Rigidity of Critical Metrics for Quadratic Curvature Functionals

Abstract: In this paper we prove new rigidity results for complete, possibly non-compact, critical metrics of the quadratic curvature functionals $\mathfrak{F}^{2}_t = \int |\operatorname{Ric}_g|^{2} dV_g + t \int R^{2}_g dV_g$, $t\in\mathbb{R}$, and $\mathfrak{S}^2 = \int R_g^{2} dV_g$. We show that (i) flat surfaces are the only critical points of $\mathfrak{S}^2$, (ii) flat three-dimensional manifolds are the only critical points of $\mathfrak{F}^{2}_t$ for every $t>-\frac{1}{3}$, (iii) three-dimensional scalar flat manifolds are the only critical points of $\mathfrak{S}^2$ with finite energy and (iv) $n$-dimensional, $n>4$, scalar flat manifolds are the only critical points of $\mathfrak{S}^2$ with finite energy and scalar curvature bounded below.

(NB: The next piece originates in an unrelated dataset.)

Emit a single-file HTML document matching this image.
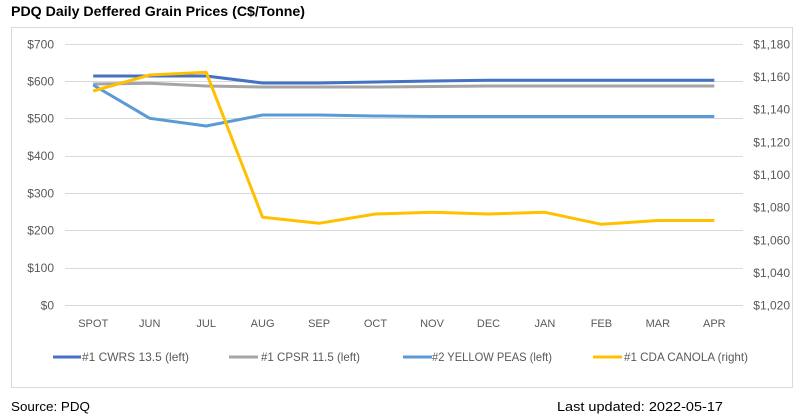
<!DOCTYPE html>
<html><head><meta charset="utf-8"><style>
html,body{margin:0;padding:0;background:#fff;}
svg{display:block;}
text{font-family:"Liberation Sans",Arial,sans-serif;}
</style></head><body>
<svg width="802" height="419" viewBox="0 0 802 419" xmlns="http://www.w3.org/2000/svg">
<rect width="802" height="419" fill="#fff"/>
<text x="11" y="16" font-size="14" font-weight="bold" fill="#000" textLength="294" lengthAdjust="spacingAndGlyphs">PDQ Daily Deffered Grain Prices (C$/Tonne)</text>
<rect x="11.5" y="27.5" width="781" height="360" fill="#fff" stroke="#D9D9D9" stroke-width="1"/>
<g stroke="#D9D9D9" stroke-width="1">
<line x1="65" y1="44.5" x2="743" y2="44.5"/>
<line x1="65" y1="81.5" x2="743" y2="81.5"/>
<line x1="65" y1="118.5" x2="743" y2="118.5"/>
<line x1="65" y1="156.5" x2="743" y2="156.5"/>
<line x1="65" y1="193.5" x2="743" y2="193.5"/>
<line x1="65" y1="230.5" x2="743" y2="230.5"/>
<line x1="65" y1="268.5" x2="743" y2="268.5"/>
<line x1="65" y1="305.5" x2="743" y2="305.5"/>
</g>
<g font-size="12" fill="#595959" text-anchor="end">
<text x="54" y="48.5">$700</text>
<text x="54" y="85.5">$600</text>
<text x="54" y="122.5">$500</text>
<text x="54" y="160">$400</text>
<text x="54" y="197.5">$300</text>
<text x="54" y="234.5">$200</text>
<text x="54" y="272">$100</text>
<text x="54" y="309.5">$0</text>
</g>
<g font-size="12" fill="#595959" text-anchor="end">
<text x="790" y="48.5">$1,180</text>
<text x="790" y="81">$1,160</text>
<text x="790" y="113.5">$1,140</text>
<text x="790" y="146.5">$1,120</text>
<text x="790" y="179">$1,100</text>
<text x="790" y="211.5">$1,080</text>
<text x="790" y="244.5">$1,060</text>
<text x="790" y="277">$1,040</text>
<text x="790" y="309.5">$1,020</text>
</g>
<g font-size="11" fill="#595959" text-anchor="middle">
<text x="93.2" y="327">SPOT</text>
<text x="149.7" y="327">JUN</text>
<text x="206.2" y="327">JUL</text>
<text x="262.6" y="327">AUG</text>
<text x="319.1" y="327">SEP</text>
<text x="375.5" y="327">OCT</text>
<text x="432" y="327">NOV</text>
<text x="488.5" y="327">DEC</text>
<text x="544.9" y="327">JAN</text>
<text x="601.4" y="327">FEB</text>
<text x="657.8" y="327">MAR</text>
<text x="714.3" y="327">APR</text>
</g>
<g fill="none" stroke-width="3" stroke-linejoin="round">
<polyline stroke="#A5A5A5" points="93.2,84 149.7,83.3 206.2,86 262.6,87 319.1,87 375.5,87 432,86.5 488.5,86 544.9,86 601.4,86 657.8,86 714.3,86"/>
<polyline stroke="#4472C4" points="93.2,76 149.7,76 206.2,76 262.6,83 319.1,83 375.5,82 432,81 488.5,80.3 544.9,80.3 601.4,80.3 657.8,80.3 714.3,80.3"/>
<polyline stroke="#5B9BD5" points="93.2,85 149.7,118.3 206.2,126 262.6,115 319.1,115 375.5,116 432,116.5 488.5,116.5 544.9,116.5 601.4,116.5 657.8,116.5 714.3,116.5"/>
<polyline stroke="#FFC000" points="93.2,91 149.7,75 206.2,72.3 262.6,217.3 319.1,223.3 375.5,214 432,212.3 488.5,214 544.9,212.3 601.4,224.3 657.8,220.5 714.3,220.5"/>
</g>
<g stroke-width="3">
<line x1="53" y1="357" x2="81" y2="357" stroke="#4472C4"/>
<line x1="229" y1="357" x2="258" y2="357" stroke="#A5A5A5"/>
<line x1="403" y1="357" x2="432" y2="357" stroke="#5B9BD5"/>
<line x1="593" y1="357" x2="622" y2="357" stroke="#FFC000"/>
</g>
<g font-size="12" fill="#595959">
<text x="82" y="361" textLength="107" lengthAdjust="spacingAndGlyphs">#1 CWRS 13.5 (left)</text>
<text x="261" y="361" textLength="99" lengthAdjust="spacingAndGlyphs">#1 CPSR 11.5 (left)</text>
<text x="432" y="361" textLength="120" lengthAdjust="spacingAndGlyphs">#2 YELLOW PEAS (left)</text>
<text x="624" y="361" textLength="124" lengthAdjust="spacingAndGlyphs">#1 CDA CANOLA (right)</text>
</g>
<text x="11" y="411" font-size="13" fill="#000" textLength="79" lengthAdjust="spacingAndGlyphs">Source: PDQ</text>
<text x="557" y="411" font-size="13" fill="#000" textLength="166" lengthAdjust="spacingAndGlyphs">Last updated: 2022-05-17</text>
</svg>
</body></html>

In case (i), our proof relies on rigidity results for conformal vector fields and an ODE argument; in case (ii) we draw upon some ideas of M. T. Anderson concerning regularity, convergence and rigidity of critical metrics; in cases (iii) and (iv) the proofs are self-contained and depend on new pointwise and integral estimates.